Don’t Forget Virtualization
Server virtualization and its ability to help reduce the cost of remote DR has gained traction over the past several months. “The biggest expense, after personnel, on the secondary site tends to be hardware,” says Lamorena. “If you use server virtualization tools, you can reduce the number of boxes you have at the second site.”
The growing popularity of server virtualization is putting greater emphasis on virtual storage architectures as well when it comes to cost savings in remote DR. When it comes to replication, companies can choose from a wide range of solutions. Software applications from vendors such as DoubleTake and Neverfail are examples of server-based replication solutions. In addition to server-based approaches, replication choices include appliance-, array-, and database-level replication.
Among this range of current choices for remote replication is also a growing mix of storage virtualization software vendors such as DataCore and FalconStor, as well as combined hardware/software virtualization vendors such as EMC, Hitachi Data Systems, and IBM. Users also have the choice to implement local and remote replication services on top of the vendors’ respective virtualization platforms.
The Taneja Group’s Norall sees three primary levels of technology at which data is moved across the wire from a primary to secondary site: host-based replication products installed as software on the host agent, network virtualization products that support both asynchronous and synchronous replication, and array-level replication and mirroring.

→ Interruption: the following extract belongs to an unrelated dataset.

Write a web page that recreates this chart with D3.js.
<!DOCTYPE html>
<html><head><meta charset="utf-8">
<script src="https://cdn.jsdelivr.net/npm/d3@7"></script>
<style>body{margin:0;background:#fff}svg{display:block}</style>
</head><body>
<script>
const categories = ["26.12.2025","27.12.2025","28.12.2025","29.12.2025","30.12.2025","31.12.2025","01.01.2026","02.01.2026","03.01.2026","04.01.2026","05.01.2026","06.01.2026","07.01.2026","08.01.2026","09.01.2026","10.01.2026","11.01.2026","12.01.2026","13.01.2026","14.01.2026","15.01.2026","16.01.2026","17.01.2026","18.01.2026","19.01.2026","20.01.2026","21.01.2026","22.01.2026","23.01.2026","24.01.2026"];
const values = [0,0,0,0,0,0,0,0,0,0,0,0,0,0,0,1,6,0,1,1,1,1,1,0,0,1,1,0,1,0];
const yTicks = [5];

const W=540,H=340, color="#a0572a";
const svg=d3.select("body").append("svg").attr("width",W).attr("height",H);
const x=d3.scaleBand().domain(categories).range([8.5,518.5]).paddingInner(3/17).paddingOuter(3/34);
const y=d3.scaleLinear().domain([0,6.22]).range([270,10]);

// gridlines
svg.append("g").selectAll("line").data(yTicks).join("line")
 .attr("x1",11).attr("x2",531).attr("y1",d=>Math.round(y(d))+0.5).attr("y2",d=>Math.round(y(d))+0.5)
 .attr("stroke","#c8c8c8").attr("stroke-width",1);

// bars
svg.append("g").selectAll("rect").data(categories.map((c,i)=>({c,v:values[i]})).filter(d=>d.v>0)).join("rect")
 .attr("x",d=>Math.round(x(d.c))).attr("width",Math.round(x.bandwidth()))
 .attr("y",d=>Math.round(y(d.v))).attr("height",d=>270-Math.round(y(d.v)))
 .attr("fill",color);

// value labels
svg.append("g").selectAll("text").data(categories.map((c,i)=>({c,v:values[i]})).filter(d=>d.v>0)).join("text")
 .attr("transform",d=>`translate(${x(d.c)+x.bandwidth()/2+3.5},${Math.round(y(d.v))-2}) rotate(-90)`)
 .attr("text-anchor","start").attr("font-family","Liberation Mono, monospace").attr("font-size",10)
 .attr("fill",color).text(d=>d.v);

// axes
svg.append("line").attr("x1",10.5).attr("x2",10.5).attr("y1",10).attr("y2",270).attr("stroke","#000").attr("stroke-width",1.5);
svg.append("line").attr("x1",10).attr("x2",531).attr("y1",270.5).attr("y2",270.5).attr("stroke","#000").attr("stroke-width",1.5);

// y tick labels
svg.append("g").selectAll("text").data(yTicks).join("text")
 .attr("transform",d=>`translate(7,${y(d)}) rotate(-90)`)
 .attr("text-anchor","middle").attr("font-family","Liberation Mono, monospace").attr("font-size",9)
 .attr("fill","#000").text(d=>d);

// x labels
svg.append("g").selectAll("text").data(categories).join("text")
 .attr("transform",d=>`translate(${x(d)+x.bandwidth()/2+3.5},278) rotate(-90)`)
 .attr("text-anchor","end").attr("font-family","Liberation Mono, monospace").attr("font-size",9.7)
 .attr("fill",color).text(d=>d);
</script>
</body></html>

Datalink’s Robinson says companies have a lot more choice and cost-savings opportunities in the type of storage system they can now deploy at their secondary sites, noting that there are now a variety of heterogeneous replication solutions available to help drive down the cost of remote DR.
Although Robinson doesn’t see large companies wanting to replicate between a Symmetrix and a Nexsan system, for example, he has seen the desire to replicate to lower-cost systems in the same vendor’s line. “We may see customers going from a Symmetrix to a Clariion. The same thing with Hitachi and its replication technology on the USP [Universal Storage Platform],” he says. “Technically, while I still need a USP to replicate on the other end, I can use cheap disk behind it. Although it’s still frame-to-frame, it’s a way to reduce the overall cost.”
Regardless of which technology you choose, there’s no doubt that there are more choices than ever when it comes to cost savings for remote DR.